Interactive app: Confidence intervals and P-values

Confidence intervals and P-values

In an inference setting for a single parameter, the calculations for a confidence interval and the 𝑃-value are commonly based on the same underlying statistical theory. When that is the case, there is a link between them. It is useful to know how this relationship works.

A confidence interval contains a range of values for the parameter of interest that are plausible, given the data. This should resonate with testing; when we carry out a hypothesis test, we are asking whether the data are consistent with a particular parameter value: is it plausible?

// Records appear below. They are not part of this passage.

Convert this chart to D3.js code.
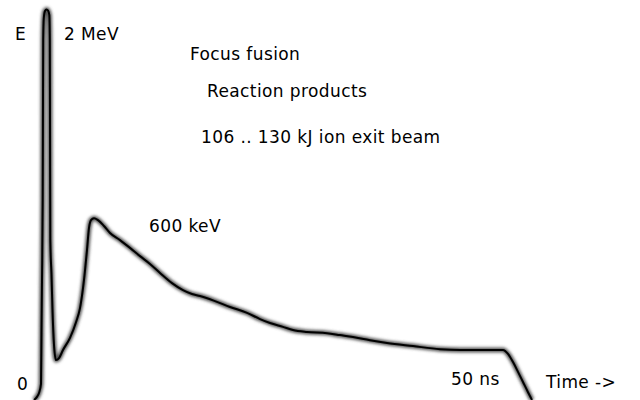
<!DOCTYPE html>
<html lang="en">
<head>
    <meta charset="UTF-8">
    <title>Focus fusion reaction products</title>
    <script src="https://cdn.jsdelivr.net/npm/d3@7"></script>
    <style>
        body { margin: 0; background: #fff; }
        text { font-family: "DejaVu Sans", sans-serif; font-size: 17px; letter-spacing: 0.4px; fill: #000; }
    </style>
</head>
<body>
<div id="visual"></div>
<script>
// time (arbitrary units, 0..100) and energy (arbitrary units, spike top = 100)
var time = [0.6, 1.2, 1.6, 2, 2.1, 2.2, 2.34, 2.4, 2.44, 2.56, 2.8, 3.1, 3.4, 3.66, 3.76, 3.8, 3.86, 4.1, 4.3, 4.6, 5, 5.6,
    6.4, 7.8, 9, 9.8, 10.6, 11.2, 11.6, 12, 12.6, 13.4, 14.6, 15.8, 17.8, 19.8, 21.8, 23.8, 25.8,
    28.2, 30.4, 32.2, 33.8, 36.8, 39.8, 43.2, 45.8, 47.8, 50.4, 52.4, 55.2, 59.2, 61.8, 64.4, 67.8,
    71.2, 76.4, 81.8, 85.8, 89.8, 94.4, 95.4, 96.4, 97.4, 98.4, 99.4, 100.2];
var energy = [0, 0.8, 1.8, 4.1, 17.9, 30.7, 51.2, 76.7, 92.1, 97.7, 99.5, 99.9, 99.6, 98.5, 92.1, 71.6, 40.9, 32, 23, 14.1, 10.2, 10.7,
    12.8, 15.9, 19.9, 23.5, 30.7, 38.4, 44, 46, 46.5, 46, 44.5, 42.7, 40.9, 38.9, 36.8, 34.8, 32.5,
    29.9, 28.1, 27.1, 26.6, 25.3, 23.8, 22.3, 20.7, 19.7, 18.7, 17.9, 17.4, 17.1, 16.6, 16.1, 15.3,
    14.6, 13.8, 13, 12.8, 12.8, 12.8, 11.8, 9.7, 7.2, 4.6, 2, 0];

// free text labels: [text, time, energy]
var labels = [
    ["E", -3.2, 92],
    ["2 MeV", 6.6, 92],
    ["Focus fusion", 31.8, 86.9],
    ["Reaction products", 35.2, 77.5],
    ["106 .. 130 kJ ion exit beam", 34, 65.8],
    ["600 keV", 23.6, 43],
    ["50 ns", 84, 3.9],
    ["Time ->", 103, 3.1],
    ["0", -2.8, 2.6]
];

var width = 640, height = 400;

var x = d3.scaleLinear().domain([0, 100]).range([31, 531]);
var y = d3.scaleLinear().domain([0, 100]).range([400, 9]);

var svg = d3.select("#visual").append("svg")
    .attr("width", width)
    .attr("height", height);

var defs = svg.append("defs");
defs.append("filter")
    .attr("id", "glow")
    .attr("x", "-10%").attr("y", "-10%")
    .attr("width", "120%").attr("height", "120%")
    .append("feGaussianBlur")
    .attr("stdDeviation", 1.6);

var pts = time.map(function (t, i) { return [t, energy[i]]; });

var line = d3.line()
    .x(function (d) { return x(d[0]); })
    .y(function (d) { return y(d[1]); })
    .curve(d3.curveMonotoneX);

// soft gray shadow under the stroke
svg.append("path")
    .attr("d", line(pts))
    .attr("fill", "none")
    .attr("stroke", "#555")
    .attr("stroke-width", 5)
    .attr("stroke-linejoin", "round")
    .attr("filter", "url(#glow)");

svg.append("path")
    .attr("d", line(pts))
    .attr("fill", "none")
    .attr("stroke", "#000")
    .attr("stroke-width", 2)
    .attr("stroke-linejoin", "round");

svg.selectAll("text.lbl")
    .data(labels)
    .enter().append("text")
    .attr("class", "lbl")
    .attr("x", function (d) { return x(d[1]); })
    .attr("y", function (d) { return y(d[2]); })
    .text(function (d) { return d[0]; });
</script>
</body>
</html>
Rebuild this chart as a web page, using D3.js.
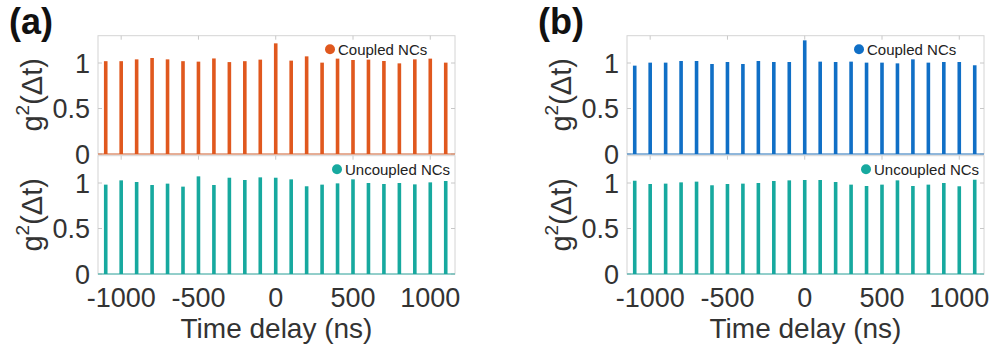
<!DOCTYPE html>
<html>
<head>
<meta charset="utf-8">
<script src="https://cdn.jsdelivr.net/npm/d3@7"></script>
<style>
  body { margin: 0; background: #fff; }
  text { font-family: "Liberation Sans", Arial, sans-serif; }
</style>
</head>
<body>
<div id="chart"></div>
<script>
// time delays of the peaks (ns)
const delays = [-1100, -1000, -900, -800, -700, -600, -500, -400, -300, -200, -100, 0,
                100, 200, 300, 400, 500, 600, 700, 800, 900, 1000, 1100]

// panel (a)
const coupledA = [1.02, 1.02, 1.04, 1.055, 1.04, 1.02, 1.015, 1.05, 1.01, 1.02, 1.037, 1.216,
                  1.026, 1.073, 1.004, 1.048, 1.033, 1.037, 1.022, 0.996, 1.04, 1.048, 1.004]
const uncoupledA = [0.982, 1.029, 1.011, 0.978, 0.993, 0.96, 1.073, 0.978, 1.058, 1.033, 1.062, 1.058,
                    1.04, 0.964, 0.982, 0.996, 1.04, 1.0, 0.989, 1.0, 0.985, 1.007, 1.022]

// panel (b)
const coupledB = [0.971, 1.004, 1.004, 1.022, 1.022, 0.989, 1.011, 0.989, 1.022, 1.011, 1.011, 1.249,
                  1.015, 1.011, 1.015, 1.004, 1.004, 0.996, 1.04, 1.004, 1.011, 1.011, 0.975]
const uncoupledB = [1.025, 0.989, 0.993, 1.007, 1.015, 0.975, 0.989, 0.993, 1.0, 1.022, 1.029, 1.033,
                    1.033, 1.011, 0.982, 0.967, 0.982, 1.029, 0.967, 0.982, 1.0, 0.964, 1.036]

const xTicks = [-1000, -500, 0, 500, 1000]
const yTicks = [0, 0.5, 1]

const width = 990
const height = 351

const svg = d3.select("#chart")
    .append("svg")
    .attr("width", width)
    .attr("height", height)

const orange = "#e0581e"
const blue = "#106fc6"
const teal = "#17a99f"

// one stem subplot
function drawAxes(g, x, y, values, color, legend, legendDx, showXLabels) {
    const x0 = x.range()[0], x1 = x.range()[1]
    const y0 = y.range()[0], y1 = y.range()[1]

    // box
    g.append("rect")
        .attr("x", x0).attr("y", y1)
        .attr("width", x1 - x0).attr("height", y0 - y1)
        .attr("fill", "none")
        .attr("stroke", "#d4d4d4")
        .attr("stroke-width", 1)

    // inside ticks
    g.selectAll(".xt")
        .data(xTicks)
        .join("line")
        .attr("x1", d => x(d)).attr("x2", d => x(d))
        .attr("y1", y0).attr("y2", y0 - 4)
        .attr("stroke", "#c8c8c8")
    g.selectAll(".xtt")
        .data(xTicks)
        .join("line")
        .attr("x1", d => x(d)).attr("x2", d => x(d))
        .attr("y1", y1).attr("y2", y1 + 4)
        .attr("stroke", "#c8c8c8")
    g.selectAll(".ytl")
        .data(yTicks)
        .join("line")
        .attr("x1", x0).attr("x2", x0 + 4)
        .attr("y1", d => y(d)).attr("y2", d => y(d))
        .attr("stroke", "#c8c8c8")
    g.selectAll(".ytr")
        .data(yTicks)
        .join("line")
        .attr("x1", x1).attr("x2", x1 - 4)
        .attr("y1", d => y(d)).attr("y2", d => y(d))
        .attr("stroke", "#c8c8c8")

    // y tick labels
    g.selectAll(".ylab")
        .data(yTicks)
        .join("text")
        .attr("x", x0 - 8)
        .attr("y", d => y(d))
        .attr("dy", "0.36em")
        .attr("text-anchor", "end")
        .attr("font-size", 27)
        .attr("fill", "#333")
        .text(d => d)

    // bars
    g.selectAll(".bar")
        .data(values)
        .join("rect")
        .attr("x", (d, i) => x(delays[i]) - 1.8)
        .attr("width", 3.6)
        .attr("y", d => y(d))
        .attr("height", d => y(0) - y(d))
        .attr("fill", color)

    // baseline
    g.append("line")
        .attr("x1", x0).attr("x2", x1)
        .attr("y1", y(0)).attr("y2", y(0))
        .attr("stroke", color)
        .attr("stroke-opacity", 0.55)
        .attr("stroke-width", 1.5)

    // legend
    const lx = x1 - legendDx
    const ly = y1 + 13.5
    g.append("circle")
        .attr("cx", lx).attr("cy", ly)
        .attr("r", 5)
        .attr("fill", color)
    g.append("text")
        .attr("x", lx + 8).attr("y", ly)
        .attr("dy", "0.36em")
        .attr("font-size", 15)
        .attr("fill", "#222")
        .text(legend)

    // y label
    const ty = (y0 + y1) / 2
    const lab = g.append("text")
        .attr("transform", `translate(${x0 - 56},${ty}) rotate(-90)`)
        .attr("text-anchor", "middle")
        .attr("font-size", 29)
        .attr("fill", "#333")
    lab.append("tspan").text("g")
    lab.append("tspan").attr("font-size", 19).attr("dy", -13).text("2")
    lab.append("tspan").attr("dy", 13).text("(Δt)")

    if (showXLabels) {
        g.selectAll(".xlab")
            .data(xTicks)
            .join("text")
            .attr("x", d => x(d))
            .attr("y", y0 + 33)
            .attr("text-anchor", "middle")
            .attr("font-size", 27)
            .attr("fill", "#333")
            .text(d => d)
        g.append("text")
            .attr("x", (x0 + x1) / 2)
            .attr("y", y0 + 64)
            .attr("text-anchor", "middle")
            .attr("font-size", 28)
            .attr("fill", "#333")
            .text("Time delay (ns)")
    }
}

function drawPanel(left, tag, coupled, uncoupled, color) {
    const g = svg.append("g")
    const x = d3.scaleLinear().domain([-1150, 1160]).range([left, left + 357])
    const yTop = d3.scaleLinear().domain([0, 1.3]).range([154, 35.7])
    const yBot = d3.scaleLinear().domain([0, 1.3]).range([274, 155.7])

    drawAxes(g.append("g"), x, yTop, coupled, color, "Coupled NCs", 125, false)
    drawAxes(g.append("g"), x, yBot, uncoupled, teal, "Uncoupled NCs", 118, true)

    g.append("text")
        .attr("x", left - 89)
        .attr("y", 34)
        .attr("font-size", 36)
        .attr("font-weight", "bold")
        .attr("fill", "#111")
        .text(tag)
}

drawPanel(98, "(a)", coupledA, uncoupledA, orange)
drawPanel(627, "(b)", coupledB, uncoupledB, blue)
</script>
</body>
</html>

Often the focus in testing is one a “no effect” null hypothesis, such as 𝜇 = 0. But in any context, we can test the hypothesis that the parameter equals some other fixed value, not necessarily null or zero. The process is exactly the same.

For inference on a single parameter using the same method for both the interval estimate and the hypothesis test, we can state the connection between hypothesis tests and confidence intervals as follows.

A 95% confidence interval for an unknown parameter consists of all parameter values which, if tested, give 𝑃 > 0.05.

More simply and informally, the 95% confidence interval consists of all parameter values with which the data are consistent. We operationalise “consistent” as meaning 𝑃 > 0.05.

In this connection, the value “0.95” is connected to “0.05”: 0.05 = 1 – 0.95. Also, the test and interval need to be both two-sided (the usual case), or one-sided in the right way.

This app allows you to explore the relationship between confidence intervals and the 𝑃 -value in the context of taking a random sample from a Normally distributed population. You can:

Vary the sample size
Change the confidence level
Change the value of the null hypothesis

Activities

Here are some activities to support your understanding of the relationship between the confidence interval and the 𝑃-value.

Activity 1

With the confidence level set at 0.95 and the null hypothesis at zero, choose a sample size.
Take a New random sample, and record the P-value and the location of the null hypothesis (inside or outside the confidence interval).
- Repeat this many, many times.
What range of P-values did you observe, when the null hypothesis was outside the 95% confidence interval?
What range of P-values did you observe, when the null hypothesis was inside the 95% confidence interval?

Activity 2

With your preferred sample size and the null hypothesis at zero, choose a confidence level other than 0.95, say 0.70.
Take a New random sample, and record the P-value and the location of the null hypothesis (inside or outside the confidence interval).
- Repeat this many times.
What range of P-values did you observe, when the null hypothesis was outside the confidence interval?
What range of P-values did you observe, when the null hypothesis was inside the confidence interval?

Activity 3

Make the confidence level equal to 1. What is the confidence interval?
Make the confidence level equal to 0. What is the confidence interval?

Activity 4

With the confidence level set at 0.95 and the null hypothesis at zero, choose a sample size.
Take a New random sample and record the bounds of the confidence interval.
- Record the value of the null hypothesis and the P-value.
- Now change the null hypothesis to a value other than zero and record the value of the null hypothesis and the P-value.
  - Repeat this many times.
Consider the null hypotheses that fall inside the 95% confidence interval. What is the P-value for these hypotheses?
Consider the null hypotheses that fall outside the 95% confidence interval. What is the P-value for these hypotheses?
What is the P-value when the null hypothesis is closest to a boundary of the confidence interval?

Of course, in practice the null hypothesis is not varied; these activities are for educational understanding.